In February 2013, Essendon announced that they had asked the Australian Sports Anti-Doping Authority (ASADA) to investigate the supplements program that Dank had overseen at their club during the 2012 season. A former player, Kyle Reimers, had claimed that the players were asked to sign waivers and were injected with supplements that were "pushing the boundaries". Another former player, Mark McVeigh countered that the injections were only vitamins and all were completely legal and not on any World Anti-Doping Agency (WADA) banned substance list. Dank left Essendon at the end of the 2012 season, and high-performance manager Dean 'The Weapon' Robinson was suspended from the club after the announcement of the investigation. Stephen Dank controversially admitted to a Fairfax journalist that he had been using thymosin beta 4 on Essendon players. When journalist Nick McKenzie pointed out that that drug was prohibited by WADA under its S2 classification, Dank hesitated and then seemed extremely surprised: "Well, that must have just only come in this year and I will get someone to speak to ASADA about that. That's just mind-blowing." After 24 hours, Dank informed Fairfax media that he was actually really talking about thymomodulin which was a permitted substance.
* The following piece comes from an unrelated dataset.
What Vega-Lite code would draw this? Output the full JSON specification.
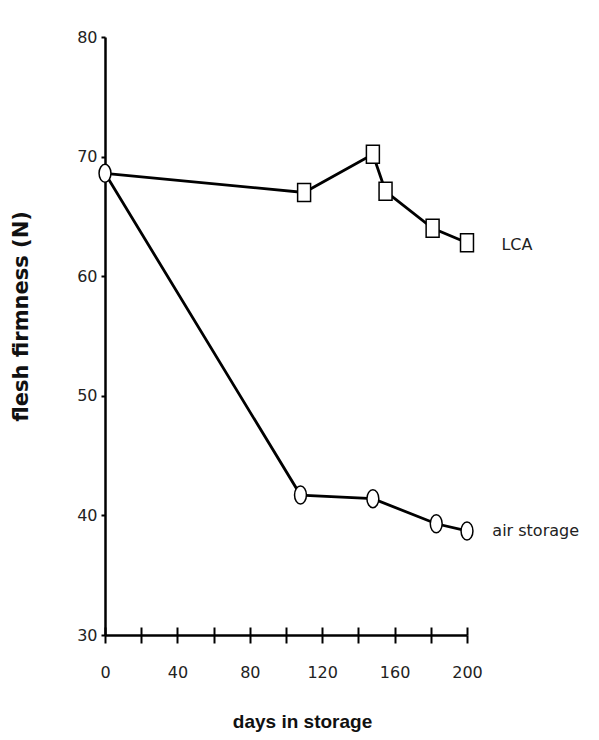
{
  "$schema": "https://vega.github.io/schema/vega-lite/v6.json",
  "width": 362,
  "height": 598,
  "autosize": {"type": "none"},
  "padding": {"left": 105, "top": 37, "right": 132, "bottom": 105},
  "background": "white",
  "config": {
    "view": {"stroke": null},
    "axis": {
      "grid": false,
      "domainColor": "black",
      "domainWidth": 2.5,
      "tickColor": "black",
      "tickWidth": 2,
      "labelFont": "DejaVu Sans",
      "labelFontSize": 16,
      "labelColor": "#222",
      "labelFlush": false,
      "titleFont": "Liberation Sans",
      "titleFontSize": 19,
      "titleFontWeight": "bold",
      "titleColor": "#111"
    }
  },
  "resolve": {"axis": {"x": "independent"}},
  "data": {
    "values": [
      {"series": "air storage", "day": 0, "value": 68.6},
      {"series": "air storage", "day": 108, "value": 41.7},
      {"series": "air storage", "day": 148, "value": 41.4},
      {"series": "air storage", "day": 183, "value": 39.3},
      {"series": "air storage", "day": 200, "value": 38.7},
      {"series": "LCA", "day": 0, "value": 68.6},
      {"series": "LCA", "day": 110, "value": 67.0},
      {"series": "LCA", "day": 148, "value": 70.2},
      {"series": "LCA", "day": 155, "value": 67.1},
      {"series": "LCA", "day": 181, "value": 64.0},
      {"series": "LCA", "day": 200, "value": 62.8}
    ]
  },
  "layer": [
    {
      "mark": {"type": "line", "color": "black", "strokeWidth": 2.8},
      "encoding": {
        "x": {
          "field": "day", "type": "quantitative",
          "scale": {"domain": [0, 200], "nice": false},
          "axis": {
            "values": [0, 20, 40, 60, 80, 100, 120, 140, 160, 180, 200],
            "labelExpr": "datum.value % 40 == 0 ? datum.label : ''",
            "tickSize": 8,
            "labelPadding": 21,
            "title": "days in storage",
            "titlePadding": 32,
            "titleX": 197
          }
        },
        "y": {
          "field": "value", "type": "quantitative",
          "scale": {"domain": [30, 80], "nice": false, "zero": false},
          "axis": {
            "values": [30, 40, 50, 60, 70, 80],
            "tickSize": 4,
            "labelPadding": 4,
            "title": "flesh firmness (N)",
            "titleFont": "DejaVu Sans",
            "titleFontSize": 21,
            "titleX": -74,
            "titleY": 279
          }
        },
        "detail": {"field": "series"}
      }
    },
    {
      "transform": [{"filter": "datum.day > 0 || datum.series == 'air storage'"}],
      "mark": {"type": "point", "filled": true, "fill": "white", "stroke": "black", "strokeWidth": 1.5, "opacity": 1},
      "encoding": {
        "x": {"field": "day", "type": "quantitative", "axis": null},
        "y": {"field": "value", "type": "quantitative"},
        "shape": {
          "field": "series",
          "scale": {
            "domain": ["LCA", "air storage"],
            "range": ["M-0.72,-1L0.72,-1L0.72,1L-0.72,1Z", "M0,-1A0.66,1 0 1,1 0,1A0.66,1 0 1,1 0,-1Z"]
          },
          "legend": null
        },
        "size": {"value": 324}
      }
    },
    {
      "data": {
        "values": [
          {"label": "LCA", "day": 219, "value": 62.6},
          {"label": "air storage", "day": 214, "value": 38.7}
        ]
      },
      "mark": {"type": "text", "align": "left", "baseline": "middle", "font": "DejaVu Sans", "fontSize": 16, "color": "#222"},
      "encoding": {
        "x": {
          "field": "day", "type": "quantitative",
          "axis": {
            "orient": "bottom",
            "values": [0, 20, 40, 60, 80, 100, 120, 140, 160, 180, 200],
            "tickSize": -8,
            "labels": false,
            "domain": false,
            "title": null
          }
        },
        "y": {"field": "value", "type": "quantitative"},
        "text": {"field": "label"}
      }
    }
  ]
}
In 2015, the AFL Tribunal found him guilty of trafficking in a number of illicit supplements and banned him from any association with the AFL for life. Since most Australian sporting organisations honour sanctions imposed by other leagues, this had the effect of blackballing Dank from major Australian sport. Dank was found not guilty of twenty-one other charges, including trafficking charges and all charges related to administering the supplements. Dank appealed the ten guilty verdicts against him, but the appeals were dismissed after Dank failed to attend the session scheduled for him with the AFL appeals board in November 2016. WADA lodged an appeal against the twenty-one not guilty verdicts in June 2015.

Following the publication of the Australian Crime Commission report into Organised Crime and Drugs in Sport, lawyers acting for Dank launched a $10 million defamation suit alleging that a subsidiary of News Corporation had falsely accused him of providing illegal drugs to elite athletes and contributing to Jon Mannah's cancer relapse. In March 2016, a jury found that most of the accusations were substantially true and that he had acted with "reckless indifference" to the health of players. His claims for defamation were rejected.

==Other controversies==

Other proceedings are active before Australian courts regarding Dank's supply of thymosin beta on sportsmen. Findings were made that he supplied the drug to a Mr Earl by the Administrative Appeals Tribunal in 2015; these proceedings are subject to appeal, but were noted by the Court of Arbitration for Sport in their findings regarding the Essendon Football Club doping scandal.

In July 2016, Dank was targeted by a drive-by shooting attack that injured him.

In 2017, it was reported that Dank entered bankruptcy.